Before turning to the merits of this controversy, we must establish the standard of review for the denial of alien labor certification. The Certifying Officer's order denying certification must be sustained unless it is "arbitrary, capricious, an abuse of discretion or otherwise not in accordance with law." 5 U.S.C. § 706(2)(A); Stenographic Machines, Inc. v. Regional Administrator, 577 F.2d 521, 524 (7th Cir. 1978). Our inquiry is whether the administrative decision was based on a consideration of the relevant factors, whether there has been a clear error of judgment and whether the Secretary's action followed the necessary procedural requirements. Secretary of Labor v. Farino, 490 F.2d 885, 889-90 (7th Cir. 1973). An abuse of discretion has been found, for example, where certification is denied on the basis of evidence which is not sufficient or reliable enough to support such a finding. First Girl, Inc. v. Regional Manpower Administration, 499 F.2d 122, 124 (7th Cir. 1974).

In Production Tool v. Employment and Training Administration, 688 F.2d 1161 (7th Cir. 1982), the Seventh Circuit upheld regulations contained in 20 C.F.R. § 656 which placed a burden of production upon the employer in alien labor certifications with respect to efforts to recruit United States workers. Id. at 1170.*fn7 The Court emphasized that "documentation of the employer's recruitment efforts will enable the Secretary to make an informed decision on the basis of reliable evidence." Id. But, as the Court noted, while employers bear the burden of production in labor certification proceedings, they do not bear the ultimate burden of persuasion.

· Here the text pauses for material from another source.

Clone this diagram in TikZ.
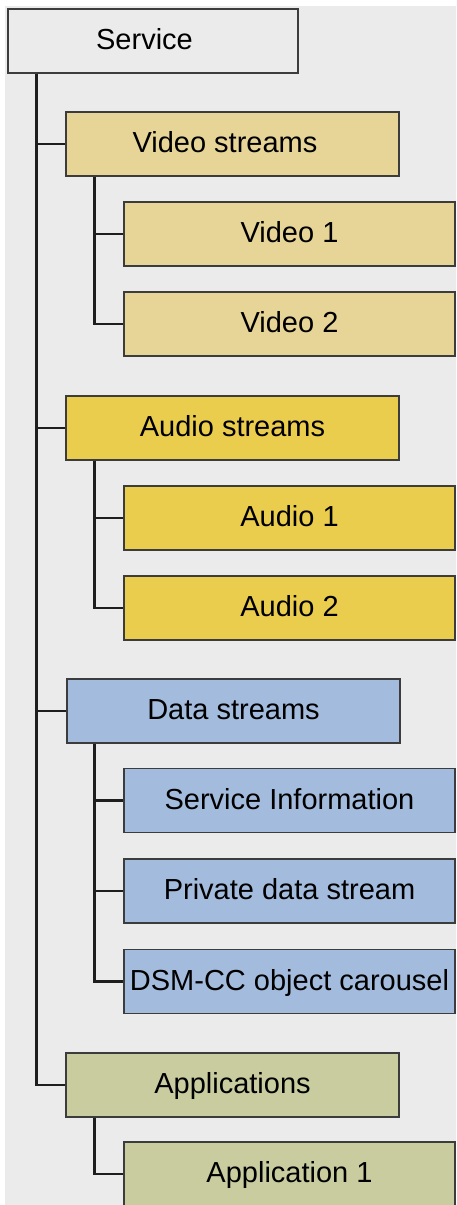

Gladysz claims that the Secretary denied certification because the Certifying Officer determined, in a telephone conversation with two job applicants, that they could weld. From this, the Certifying Officer allegedly concluded that these individuals were qualified for the job. Gladysz emphasizes that the Department of Labor does not have the privilege of determining whether a particular applicant is qualified for the job in question. Digilab, Inc. v. Secretary of Labor, 495 F.2d 323, 326 (1st Cir. 1974), cert. denied, 419 U.S. 840, 95 S.Ct. 70, 42 L.Ed.2d 67 (1974).

We agree that it is not the role of the Secretary to determine whether particular United States workers are qualified for the job. Since denial of certification based upon evidence which was challenged and shown not to be reliable has been held to constitute an abuse of discretion, e.g., Stenographic Machines, Inc. v. Regional Administrator, 577 F.2d 521 (7th Cir. 1978), reliance solely upon the ex parte, self serving statements of two job applicants might indeed be an arbitrary and capricious basis for denying labor certification.

But certification in the instant case was not denied because of the telephone contact with the two applicants. Rather, the employer failed to comply with the Secretary's regulations concerning its reasons for not hiring United States applicants, 20 C.F.R. § 656.21(b)(7) and (j)(1).*fn8 These regulations require, inter alia, that the employer explain with specificity the lawful job-related reasons for not hiring each United States worker interviewed for the job. In light of these regulations, it was not arbitrary for the Secretary to deny certification based upon the fact that not every applicant's resume was legible and because the reasons for rejecting the applicants were not explained with specificity. Review of the administrative record indicates that more than one applicant was rejected "because he lacked qualifying experience." Such a statement neither explains with particularity the reasons for not hiring an applicant, nor meets the employer's burden of production pursuant to 20 C.F.R. § 656. We cannot therefore conclude that the Secretary's denial of labor certification was arbitrary or capricious.

For the foregoing reasons, Gladysz's motion for summary judgment is denied, the Secretary's motion to dismiss is denied, but his motion for summary judgment is granted.*fn9 It is so ordered.